Some of the seventeenth-century chests of drawers met with among American antiques are of Jacobean types ; geometrical designs having been faithfully copied, although most of those made by American colonists were cut flatter, and the designs a little more formal, than those made in England. Such chests of drawers were evidently locally made, many of them being of pine wood. Others of English oak appear to have been exported from the Mother Country, and to have been faithfully copied by American wood-workers. Chests of drawers or chests with drawers appear in New England inventories as early as 1645. The old panelled oak chest preserved by the Plymouth Society, of Plymouth, is an interesting example of an English-made chest with drawers under it, the ornament upon it being undoubtedly Cromwellian in style.

Settles seem to have been among the earliest pieces ; one is mentioned in a Boston inventory of 1648, and several others in inventories made a few years later. Chairs of different kinds were often mentioned, especially Windsor chairs, which, so popular in England, found their replicas in American homes, although there does not appear to be any evidence that the so-called Windsor chairs were made in the American colonies until Georgian days had well advanced. The " style " was of course imported, and a copy of what colonists had been accustomed to use, and possibly to make, in their native villages in Buckinghamshire.

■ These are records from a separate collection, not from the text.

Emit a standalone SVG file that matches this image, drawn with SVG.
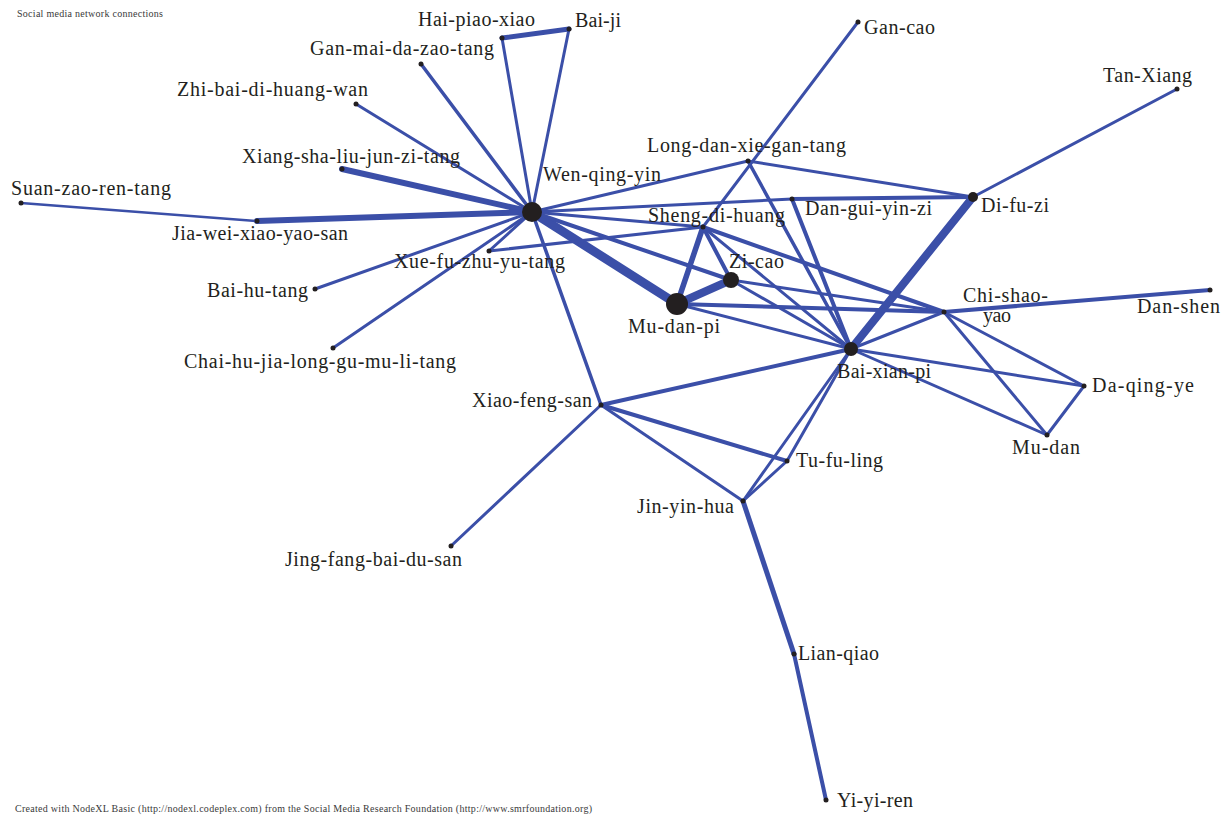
<svg xmlns="http://www.w3.org/2000/svg" width="1226" height="820" viewBox="0 0 1226 820">
<style>
.e{stroke:#3B4FA8;stroke-linecap:round;fill:none}
.d{fill:#231F20}
.l{font-family:"Liberation Serif",serif;font-size:20px;fill:#231F20}
.s{font-family:"Liberation Serif",serif;font-size:10px;fill:#3a3a3a}
</style>
<rect width="1226" height="820" fill="#fff"/>
<text class="s" x="17" y="17" textLength="146">Social media network connections</text>
<text class="s" x="15" y="812" textLength="577">Created with NodeXL Basic (http://nodexl.codeplex.com) from the Social Media Research Foundation (http://www.smrfoundation.org)</text>
<g id="edges">
<line class="e" x1="532" y1="212" x2="502" y2="38" stroke-width="3"/>
<line class="e" x1="532" y1="212" x2="569" y2="29" stroke-width="3"/>
<line class="e" x1="502" y1="38" x2="569" y2="29" stroke-width="5"/>
<line class="e" x1="532" y1="212" x2="421" y2="64" stroke-width="3.5"/>
<line class="e" x1="532" y1="212" x2="356" y2="104" stroke-width="3"/>
<line class="e" x1="532" y1="212" x2="342" y2="169" stroke-width="6"/>
<line class="e" x1="532" y1="212" x2="257" y2="221" stroke-width="6"/>
<line class="e" x1="257" y1="221" x2="21" y2="203" stroke-width="2.5"/>
<line class="e" x1="532" y1="212" x2="489" y2="251" stroke-width="3"/>
<line class="e" x1="532" y1="212" x2="315" y2="289" stroke-width="3"/>
<line class="e" x1="532" y1="212" x2="333" y2="348" stroke-width="3"/>
<line class="e" x1="532" y1="212" x2="601" y2="405" stroke-width="3.5"/>
<line class="e" x1="532" y1="212" x2="677" y2="304" stroke-width="9"/>
<line class="e" x1="532" y1="212" x2="731" y2="280" stroke-width="4"/>
<line class="e" x1="532" y1="212" x2="703" y2="227" stroke-width="3"/>
<line class="e" x1="532" y1="212" x2="792" y2="199" stroke-width="3"/>
<line class="e" x1="532" y1="212" x2="748" y2="161" stroke-width="3"/>
<line class="e" x1="489" y1="251" x2="703" y2="227" stroke-width="3"/>
<line class="e" x1="858" y1="22" x2="703" y2="227" stroke-width="3"/>
<line class="e" x1="748" y1="161" x2="973" y2="197" stroke-width="3"/>
<line class="e" x1="748" y1="161" x2="851" y2="349" stroke-width="3.5"/>
<line class="e" x1="792" y1="199" x2="973" y2="197" stroke-width="4"/>
<line class="e" x1="792" y1="199" x2="851" y2="349" stroke-width="4"/>
<line class="e" x1="973" y1="197" x2="851" y2="349" stroke-width="8"/>
<line class="e" x1="973" y1="197" x2="1177" y2="89" stroke-width="3"/>
<line class="e" x1="703" y1="227" x2="677" y2="304" stroke-width="5.5"/>
<line class="e" x1="703" y1="227" x2="731" y2="280" stroke-width="4"/>
<line class="e" x1="703" y1="227" x2="944" y2="312" stroke-width="4"/>
<line class="e" x1="703" y1="227" x2="851" y2="349" stroke-width="3"/>
<line class="e" x1="677" y1="304" x2="731" y2="280" stroke-width="8"/>
<line class="e" x1="677" y1="304" x2="944" y2="312" stroke-width="4"/>
<line class="e" x1="677" y1="304" x2="851" y2="349" stroke-width="3"/>
<line class="e" x1="731" y1="280" x2="944" y2="312" stroke-width="3"/>
<line class="e" x1="731" y1="280" x2="851" y2="349" stroke-width="3"/>
<line class="e" x1="944" y1="312" x2="1210" y2="290" stroke-width="4"/>
<line class="e" x1="944" y1="312" x2="851" y2="349" stroke-width="3"/>
<line class="e" x1="944" y1="312" x2="1084" y2="386" stroke-width="3"/>
<line class="e" x1="944" y1="312" x2="1047" y2="435" stroke-width="3"/>
<line class="e" x1="851" y1="349" x2="1084" y2="386" stroke-width="3"/>
<line class="e" x1="851" y1="349" x2="1047" y2="435" stroke-width="3"/>
<line class="e" x1="1084" y1="386" x2="1047" y2="435" stroke-width="3"/>
<line class="e" x1="851" y1="349" x2="601" y2="405" stroke-width="4"/>
<line class="e" x1="851" y1="349" x2="743" y2="501" stroke-width="3"/>
<line class="e" x1="851" y1="349" x2="787" y2="461" stroke-width="3"/>
<line class="e" x1="601" y1="405" x2="787" y2="461" stroke-width="4"/>
<line class="e" x1="601" y1="405" x2="743" y2="501" stroke-width="3"/>
<line class="e" x1="601" y1="405" x2="451" y2="546" stroke-width="3"/>
<line class="e" x1="743" y1="501" x2="787" y2="461" stroke-width="3"/>
<line class="e" x1="743" y1="501" x2="794" y2="654" stroke-width="5"/>
<line class="e" x1="794" y1="654" x2="826" y2="800" stroke-width="4"/>
</g>
<g id="n-wen-qing-yin"><circle class="d" cx="532" cy="212" r="10"/><text class="l" x="543" y="181" textLength="118">Wen-qing-yin</text></g>
<g id="n-hai-piao-xiao"><circle class="d" cx="502" cy="38" r="2.5"/><text class="l" x="418" y="26" textLength="117">Hai-piao-xiao</text></g>
<g id="n-bai-ji"><circle class="d" cx="569" cy="29" r="2.5"/><text class="l" x="575" y="27" textLength="46">Bai-ji</text></g>
<g id="n-gan-mai-da-zao-tang"><circle class="d" cx="421" cy="64" r="2.5"/><text class="l" x="310" y="55" textLength="184">Gan-mai-da-zao-tang</text></g>
<g id="n-zhi-bai-di-huang-wan"><circle class="d" cx="356" cy="104" r="2.5"/><text class="l" x="177" y="96" textLength="191">Zhi-bai-di-huang-wan</text></g>
<g id="n-xiang-sha-liu-jun-zi-tang"><circle class="d" cx="342" cy="169" r="2.5"/><text class="l" x="242" y="163" textLength="218">Xiang-sha-liu-jun-zi-tang</text></g>
<g id="n-suan-zao-ren-tang"><circle class="d" cx="21" cy="203" r="2.5"/><text class="l" x="11" y="195" textLength="160">Suan-zao-ren-tang</text></g>
<g id="n-jia-wei-xiao-yao-san"><circle class="d" cx="257" cy="221" r="2.5"/><text class="l" x="172" y="240" textLength="176">Jia-wei-xiao-yao-san</text></g>
<g id="n-xue-fu-zhu-yu-tang"><circle class="d" cx="489" cy="251" r="2.5"/><text class="l" x="394" y="268" textLength="171">Xue-fu-zhu-yu-tang</text></g>
<g id="n-bai-hu-tang"><circle class="d" cx="315" cy="289" r="2.5"/><text class="l" x="207" y="297" textLength="101">Bai-hu-tang</text></g>
<g id="n-chai-hu"><circle class="d" cx="333" cy="348" r="2.5"/><text class="l" x="184" y="368" textLength="272">Chai-hu-jia-long-gu-mu-li-tang</text></g>
<g id="n-long-dan-xie-gan-tang"><circle class="d" cx="748" cy="161" r="2.5"/><text class="l" x="647" y="152" textLength="199">Long-dan-xie-gan-tang</text></g>
<g id="n-gan-cao"><circle class="d" cx="858" cy="22" r="2.5"/><text class="l" x="864" y="34" textLength="71">Gan-cao</text></g>
<g id="n-sheng-di-huang"><circle class="d" cx="703" cy="227" r="2.5"/><text class="l" x="648" y="222" textLength="137">Sheng-di-huang</text></g>
<g id="n-dan-gui-yin-zi"><circle class="d" cx="792" cy="199" r="2.5"/><text class="l" x="805" y="215" textLength="127">Dan-gui-yin-zi</text></g>
<g id="n-di-fu-zi"><circle class="d" cx="973" cy="197" r="5"/><text class="l" x="981" y="212" textLength="68">Di-fu-zi</text></g>
<g id="n-tan-xiang"><circle class="d" cx="1177" cy="89" r="2.5"/><text class="l" x="1103" y="82" textLength="89">Tan-Xiang</text></g>
<g id="n-zi-cao"><circle class="d" cx="731" cy="280" r="8"/><text class="l" x="729" y="268" textLength="55">Zi-cao</text></g>
<g id="n-mu-dan-pi"><circle class="d" cx="677" cy="304" r="11"/><text class="l" x="628" y="333" textLength="92">Mu-dan-pi</text></g>
<g id="n-chi-shao-yao"><circle class="d" cx="944" cy="312" r="2.5"/><text class="l" x="963" y="302" textLength="85">Chi-shao-</text><text class="l" x="983" y="322" textLength="28">yao</text></g>
<g id="n-dan-shen"><circle class="d" cx="1210" cy="290" r="2.5"/><text class="l" x="1137" y="313" textLength="83">Dan-shen</text></g>
<g id="n-bai-xian-pi"><circle class="d" cx="851" cy="349" r="7"/><text class="l" x="837" y="378" textLength="94">Bai-xian-pi</text></g>
<g id="n-da-qing-ye"><circle class="d" cx="1084" cy="386" r="2.5"/><text class="l" x="1092" y="392" textLength="102">Da-qing-ye</text></g>
<g id="n-mu-dan"><circle class="d" cx="1047" cy="435" r="2.5"/><text class="l" x="1012" y="454" textLength="68">Mu-dan</text></g>
<g id="n-xiao-feng-san"><circle class="d" cx="601" cy="405" r="2.5"/><text class="l" x="472" y="407" textLength="120">Xiao-feng-san</text></g>
<g id="n-tu-fu-ling"><circle class="d" cx="787" cy="461" r="2.5"/><text class="l" x="796" y="467" textLength="87">Tu-fu-ling</text></g>
<g id="n-jin-yin-hua"><circle class="d" cx="743" cy="501" r="2.5"/><text class="l" x="637" y="513" textLength="97">Jin-yin-hua</text></g>
<g id="n-jing-fang-bai-du-san"><circle class="d" cx="451" cy="546" r="2.5"/><text class="l" x="285" y="566" textLength="177">Jing-fang-bai-du-san</text></g>
<g id="n-lian-qiao"><circle class="d" cx="794" cy="654" r="2.5"/><text class="l" x="798" y="660" textLength="81">Lian-qiao</text></g>
<g id="n-yi-yi-ren"><circle class="d" cx="826" cy="800" r="2.5"/><text class="l" x="837" y="807" textLength="76">Yi-yi-ren</text></g>
</svg>
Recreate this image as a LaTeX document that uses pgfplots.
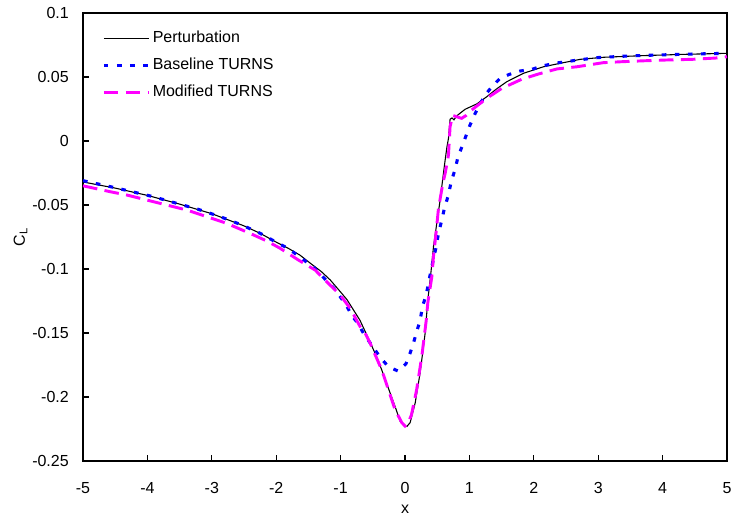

The old trestle table used in England from quite early days was very appropriate for colonial purposes, and in many American seventeenth-century inventories mention is made of trestles and " table board and joyned frames." Those tables were not the trestles of early types, but a later development of the same idea and principle. Such tables were often found in the older homes of New England and Pennsylvania.

There is no doubt that many of the old sideboards made in the States in quite early days were made under the superintendence of those who had used, if not actually made, English sideboards and tables. Instead of being made of oak, however, they were of pine and veneered.